Exercise brief: Exactly as written, write out the lines below from the first to the one containing "1.65, 1.9, 2.4, 3.7, 2.65, 0.7, 0.05, 0.0]", inclusive. Pictures do not belong in the copy.

>> start Data lines

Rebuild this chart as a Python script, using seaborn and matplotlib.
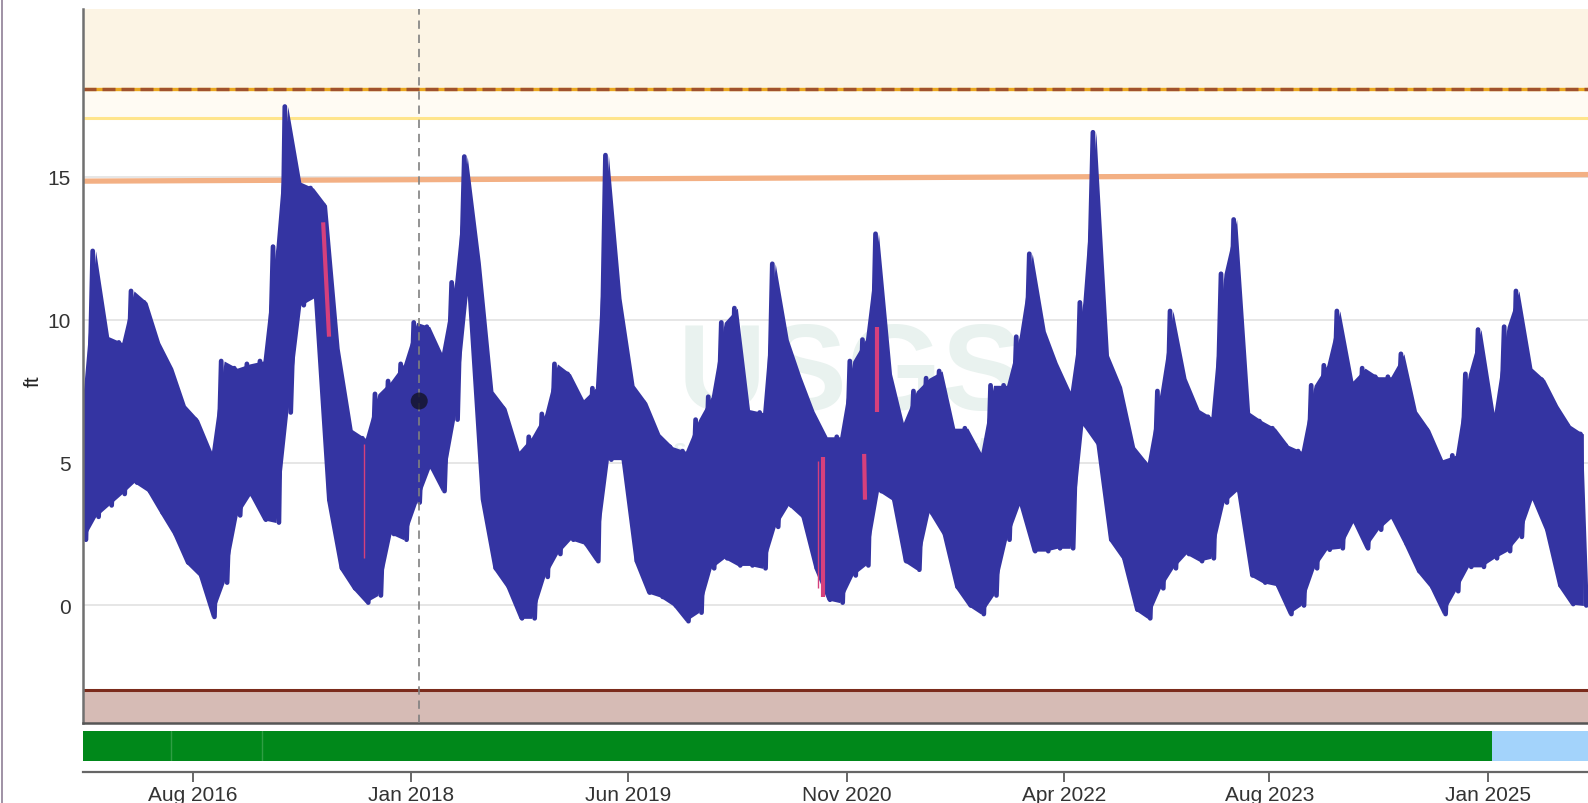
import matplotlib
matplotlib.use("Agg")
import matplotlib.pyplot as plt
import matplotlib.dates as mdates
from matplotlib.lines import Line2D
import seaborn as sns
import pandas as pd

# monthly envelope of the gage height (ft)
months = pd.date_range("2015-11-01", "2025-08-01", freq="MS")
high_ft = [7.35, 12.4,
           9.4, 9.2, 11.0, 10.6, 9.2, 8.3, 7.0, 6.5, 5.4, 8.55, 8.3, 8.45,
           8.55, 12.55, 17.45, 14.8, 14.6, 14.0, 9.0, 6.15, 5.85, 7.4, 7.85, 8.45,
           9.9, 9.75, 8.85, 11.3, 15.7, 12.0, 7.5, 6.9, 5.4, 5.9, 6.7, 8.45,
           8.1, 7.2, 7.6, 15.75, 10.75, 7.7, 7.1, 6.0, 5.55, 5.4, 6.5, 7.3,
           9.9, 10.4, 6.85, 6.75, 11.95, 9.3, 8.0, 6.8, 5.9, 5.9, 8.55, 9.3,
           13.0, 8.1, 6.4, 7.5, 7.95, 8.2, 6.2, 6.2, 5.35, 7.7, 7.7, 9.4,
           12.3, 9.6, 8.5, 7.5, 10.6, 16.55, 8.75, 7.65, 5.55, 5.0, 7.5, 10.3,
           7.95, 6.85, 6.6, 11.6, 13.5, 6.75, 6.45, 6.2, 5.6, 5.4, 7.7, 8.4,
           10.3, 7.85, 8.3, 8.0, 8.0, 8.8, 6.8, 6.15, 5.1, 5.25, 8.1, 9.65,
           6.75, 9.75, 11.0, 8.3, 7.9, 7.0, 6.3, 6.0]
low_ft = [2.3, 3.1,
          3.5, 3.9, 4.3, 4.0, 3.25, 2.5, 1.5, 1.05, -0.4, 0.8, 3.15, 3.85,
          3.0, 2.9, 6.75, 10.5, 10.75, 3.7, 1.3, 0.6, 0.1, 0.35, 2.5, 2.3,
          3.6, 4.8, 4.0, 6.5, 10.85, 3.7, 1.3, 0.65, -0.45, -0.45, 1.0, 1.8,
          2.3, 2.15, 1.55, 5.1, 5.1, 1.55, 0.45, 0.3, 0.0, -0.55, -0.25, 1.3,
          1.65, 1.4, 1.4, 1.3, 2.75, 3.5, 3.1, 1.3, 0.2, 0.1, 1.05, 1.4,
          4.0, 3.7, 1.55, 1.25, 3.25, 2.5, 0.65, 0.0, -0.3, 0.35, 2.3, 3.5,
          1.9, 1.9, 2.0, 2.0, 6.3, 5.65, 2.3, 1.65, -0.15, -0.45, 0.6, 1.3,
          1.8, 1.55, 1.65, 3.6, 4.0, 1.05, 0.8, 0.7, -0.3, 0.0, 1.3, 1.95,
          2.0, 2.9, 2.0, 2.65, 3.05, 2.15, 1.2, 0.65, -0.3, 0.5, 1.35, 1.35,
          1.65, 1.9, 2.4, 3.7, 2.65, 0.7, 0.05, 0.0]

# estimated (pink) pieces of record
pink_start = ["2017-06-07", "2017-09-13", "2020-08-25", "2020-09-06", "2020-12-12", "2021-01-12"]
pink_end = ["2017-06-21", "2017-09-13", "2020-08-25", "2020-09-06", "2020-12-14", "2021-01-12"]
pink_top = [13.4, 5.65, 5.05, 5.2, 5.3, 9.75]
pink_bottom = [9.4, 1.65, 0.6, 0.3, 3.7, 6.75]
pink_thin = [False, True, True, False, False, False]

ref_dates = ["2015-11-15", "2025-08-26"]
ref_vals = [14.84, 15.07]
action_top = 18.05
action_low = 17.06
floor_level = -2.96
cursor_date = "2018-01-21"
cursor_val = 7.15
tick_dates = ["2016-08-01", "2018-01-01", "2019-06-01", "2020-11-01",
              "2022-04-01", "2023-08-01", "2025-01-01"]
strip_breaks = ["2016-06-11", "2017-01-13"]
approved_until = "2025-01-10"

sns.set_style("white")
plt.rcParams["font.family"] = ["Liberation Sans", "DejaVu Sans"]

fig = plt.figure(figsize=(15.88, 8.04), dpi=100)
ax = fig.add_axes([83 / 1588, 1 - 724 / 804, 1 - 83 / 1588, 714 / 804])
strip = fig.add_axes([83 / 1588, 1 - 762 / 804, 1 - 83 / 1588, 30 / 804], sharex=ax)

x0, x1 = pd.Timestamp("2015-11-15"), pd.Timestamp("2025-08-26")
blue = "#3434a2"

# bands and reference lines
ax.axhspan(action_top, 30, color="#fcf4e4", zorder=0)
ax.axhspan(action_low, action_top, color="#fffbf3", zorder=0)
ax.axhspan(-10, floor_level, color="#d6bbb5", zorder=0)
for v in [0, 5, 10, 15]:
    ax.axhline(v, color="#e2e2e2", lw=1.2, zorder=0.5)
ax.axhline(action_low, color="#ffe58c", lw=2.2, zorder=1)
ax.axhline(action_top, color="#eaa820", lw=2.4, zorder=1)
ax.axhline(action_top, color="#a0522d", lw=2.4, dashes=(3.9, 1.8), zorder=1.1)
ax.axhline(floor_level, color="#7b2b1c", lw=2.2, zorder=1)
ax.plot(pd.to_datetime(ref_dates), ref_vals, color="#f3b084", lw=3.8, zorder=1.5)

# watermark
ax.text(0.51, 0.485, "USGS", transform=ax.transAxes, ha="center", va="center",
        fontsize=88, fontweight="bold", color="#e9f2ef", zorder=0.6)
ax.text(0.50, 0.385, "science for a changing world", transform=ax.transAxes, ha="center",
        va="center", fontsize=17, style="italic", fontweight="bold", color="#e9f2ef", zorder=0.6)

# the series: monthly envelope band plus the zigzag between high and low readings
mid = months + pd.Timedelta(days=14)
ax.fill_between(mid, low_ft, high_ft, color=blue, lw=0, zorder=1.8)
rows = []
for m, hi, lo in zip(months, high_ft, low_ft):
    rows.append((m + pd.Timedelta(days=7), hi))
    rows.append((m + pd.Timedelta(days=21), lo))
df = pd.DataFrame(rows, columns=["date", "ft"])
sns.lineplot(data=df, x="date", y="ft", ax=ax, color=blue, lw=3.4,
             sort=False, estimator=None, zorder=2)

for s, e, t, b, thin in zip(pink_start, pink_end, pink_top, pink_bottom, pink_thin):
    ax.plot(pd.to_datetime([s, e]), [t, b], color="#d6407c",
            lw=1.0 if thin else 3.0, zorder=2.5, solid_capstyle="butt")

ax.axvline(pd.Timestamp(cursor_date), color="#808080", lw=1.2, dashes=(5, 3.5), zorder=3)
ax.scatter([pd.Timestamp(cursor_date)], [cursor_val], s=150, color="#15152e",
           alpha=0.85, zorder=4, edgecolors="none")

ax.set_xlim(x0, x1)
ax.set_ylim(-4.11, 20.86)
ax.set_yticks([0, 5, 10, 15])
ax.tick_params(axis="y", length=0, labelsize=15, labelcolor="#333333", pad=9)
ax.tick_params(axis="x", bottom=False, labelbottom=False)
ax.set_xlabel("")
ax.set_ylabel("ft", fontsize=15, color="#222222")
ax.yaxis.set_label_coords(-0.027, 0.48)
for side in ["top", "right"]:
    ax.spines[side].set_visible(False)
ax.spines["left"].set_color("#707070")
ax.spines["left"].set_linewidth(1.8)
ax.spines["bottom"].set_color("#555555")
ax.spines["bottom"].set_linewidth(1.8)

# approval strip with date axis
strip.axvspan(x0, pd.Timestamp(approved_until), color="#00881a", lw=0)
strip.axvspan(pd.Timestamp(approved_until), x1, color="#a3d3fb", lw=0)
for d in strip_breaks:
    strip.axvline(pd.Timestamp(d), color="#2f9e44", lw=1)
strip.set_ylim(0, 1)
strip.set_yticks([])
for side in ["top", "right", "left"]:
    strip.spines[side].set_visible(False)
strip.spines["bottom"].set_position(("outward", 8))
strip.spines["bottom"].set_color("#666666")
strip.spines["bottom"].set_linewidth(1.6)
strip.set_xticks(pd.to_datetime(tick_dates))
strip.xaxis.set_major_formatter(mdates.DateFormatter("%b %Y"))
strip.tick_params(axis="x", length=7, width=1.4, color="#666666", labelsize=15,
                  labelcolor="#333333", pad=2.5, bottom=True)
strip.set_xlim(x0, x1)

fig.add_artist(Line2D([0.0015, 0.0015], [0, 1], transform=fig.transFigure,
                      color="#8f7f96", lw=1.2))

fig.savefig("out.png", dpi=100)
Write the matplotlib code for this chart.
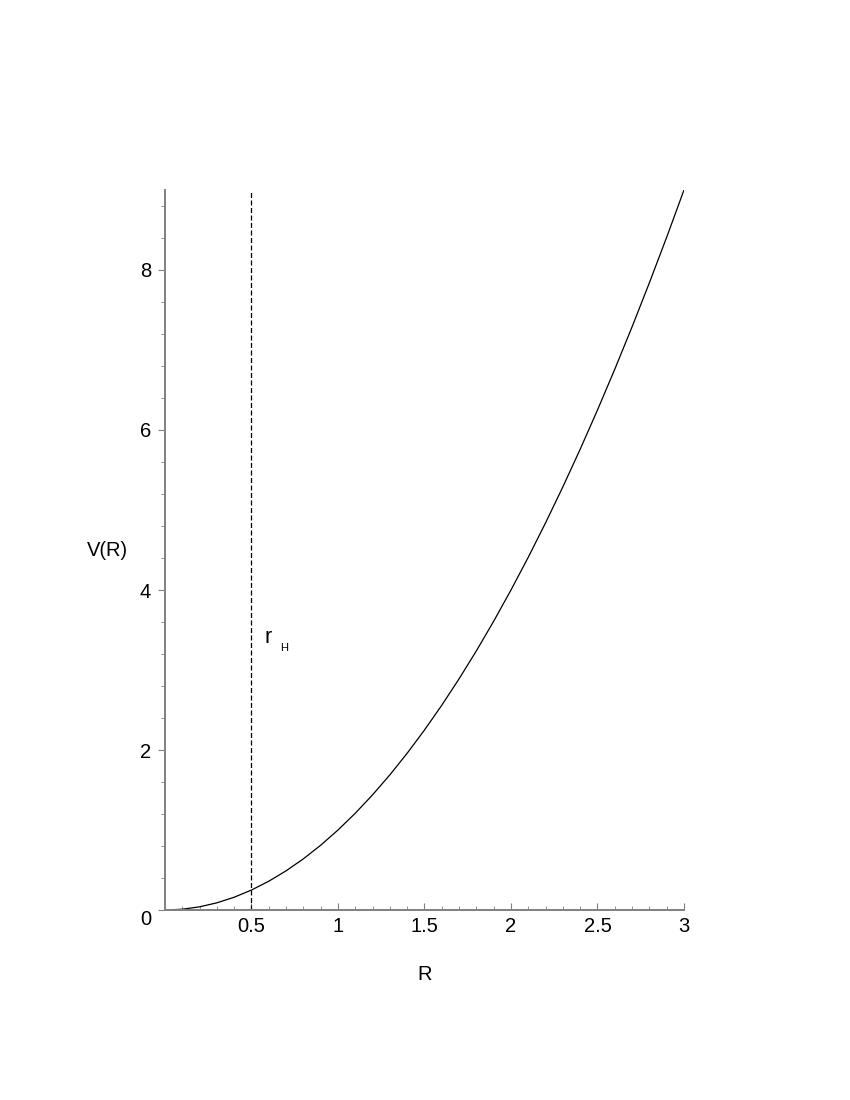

>> end Data lines

Task output:
Rebuild this chart as a Python script, using seaborn and matplotlib.
import matplotlib
matplotlib.use("Agg")
import matplotlib.pyplot as plt
import matplotlib.dates as mdates
from matplotlib.lines import Line2D
import seaborn as sns
import pandas as pd

# monthly envelope of the gage height (ft)
months = pd.date_range("2015-11-01", "2025-08-01", freq="MS")
high_ft = [7.35, 12.4,
           9.4, 9.2, 11.0, 10.6, 9.2, 8.3, 7.0, 6.5, 5.4, 8.55, 8.3, 8.45,
           8.55, 12.55, 17.45, 14.8, 14.6, 14.0, 9.0, 6.15, 5.85, 7.4, 7.85, 8.45,
           9.9, 9.75, 8.85, 11.3, 15.7, 12.0, 7.5, 6.9, 5.4, 5.9, 6.7, 8.45,
           8.1, 7.2, 7.6, 15.75, 10.75, 7.7, 7.1, 6.0, 5.55, 5.4, 6.5, 7.3,
           9.9, 10.4, 6.85, 6.75, 11.95, 9.3, 8.0, 6.8, 5.9, 5.9, 8.55, 9.3,
           13.0, 8.1, 6.4, 7.5, 7.95, 8.2, 6.2, 6.2, 5.35, 7.7, 7.7, 9.4,
           12.3, 9.6, 8.5, 7.5, 10.6, 16.55, 8.75, 7.65, 5.55, 5.0, 7.5, 10.3,
           7.95, 6.85, 6.6, 11.6, 13.5, 6.75, 6.45, 6.2, 5.6, 5.4, 7.7, 8.4,
           10.3, 7.85, 8.3, 8.0, 8.0, 8.8, 6.8, 6.15, 5.1, 5.25, 8.1, 9.65,
           6.75, 9.75, 11.0, 8.3, 7.9, 7.0, 6.3, 6.0]
low_ft = [2.3, 3.1,
          3.5, 3.9, 4.3, 4.0, 3.25, 2.5, 1.5, 1.05, -0.4, 0.8, 3.15, 3.85,
          3.0, 2.9, 6.75, 10.5, 10.75, 3.7, 1.3, 0.6, 0.1, 0.35, 2.5, 2.3,
          3.6, 4.8, 4.0, 6.5, 10.85, 3.7, 1.3, 0.65, -0.45, -0.45, 1.0, 1.8,
          2.3, 2.15, 1.55, 5.1, 5.1, 1.55, 0.45, 0.3, 0.0, -0.55, -0.25, 1.3,
          1.65, 1.4, 1.4, 1.3, 2.75, 3.5, 3.1, 1.3, 0.2, 0.1, 1.05, 1.4,
          4.0, 3.7, 1.55, 1.25, 3.25, 2.5, 0.65, 0.0, -0.3, 0.35, 2.3, 3.5,
          1.9, 1.9, 2.0, 2.0, 6.3, 5.65, 2.3, 1.65, -0.15, -0.45, 0.6, 1.3,
          1.8, 1.55, 1.65, 3.6, 4.0, 1.05, 0.8, 0.7, -0.3, 0.0, 1.3, 1.95,
          2.0, 2.9, 2.0, 2.65, 3.05, 2.15, 1.2, 0.65, -0.3, 0.5, 1.35, 1.35,
          1.65, 1.9, 2.4, 3.7, 2.65, 0.7, 0.05, 0.0]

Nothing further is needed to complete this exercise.